Are you now confident that the BRITs voting academy is delivering a diverse and representative line-up of nominees, alongside the performers?
“Well, of course, we want the industry to be diverse and inclusive, and the BRITs has its role to play in that. When we're making bookings, we want to create a balanced show across different genres that reflects the past year of music, but that also reflects the diversity that there is in the music business. So, absolutely, that's a consideration. There are always opportunities to feature talent from different genres of music, different ages, etc, to create, hopefully a show, which is entertaining for everyone who watches it and which feels relevant to everyone who watches it. So, those are considerations that we have in mind. Rebecca Allen and Selina Webb, who are chairing, have done an outstanding job bringing the show together and helping the committee to steer through the booking process. And the fact that we've got a very diverse Academy means that we now tend to get a diverse and inclusive set of nominations.”
Dua Lipa’s performance is going to be truly epic
It’s a different date and different kind of BRITs this year. Can it have the same impact?

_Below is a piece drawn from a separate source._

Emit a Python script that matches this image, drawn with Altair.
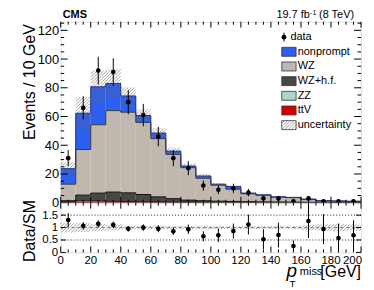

“It's obviously an experiment having it at a different time of year. But we saw a really good impact last year, in terms of chart positions and views of all the clips – we've had tens of millions of views of all the performances. So we're hoping for the same. People have been denied live entertainment, and certainly a live audience, for such a long time, that we really hope everyone's excited. We hope it will be a bit of a moment. We’re trying to make a BRITs show that reflects the past year, that celebrates all the wonderful people that helped get us through the last year, and that also just provides incredible musical entertainment. We're thrilled with the line-up, and the staging allows us this year to go bigger. We're set up, hopefully, for a show that will really have an impact.”
Can the show provide a significant boost for artists at the BRITs?
“Obviously, we hope for that. But I think you have to look at the impact in the longer term, and you have to look at it on a broader basis than simply the immediate chart position. Performing on the BRITs, and particularly winning a BRIT, is something that stays with an artist for a long period. We’ve seen the impact that it has in terms of both the reach of the artists who really cut through, and the prestige that accompanies it. That's our job, to create a platform that allows the artist to perform at their very best and to be celebrated for the incredible work they've done. That's what we hope for – the impact is cultural, as well as in the numbers. We think that the BRITs plays an important role in boosting awareness and appreciation of artists, and that's what we hope to achieve.”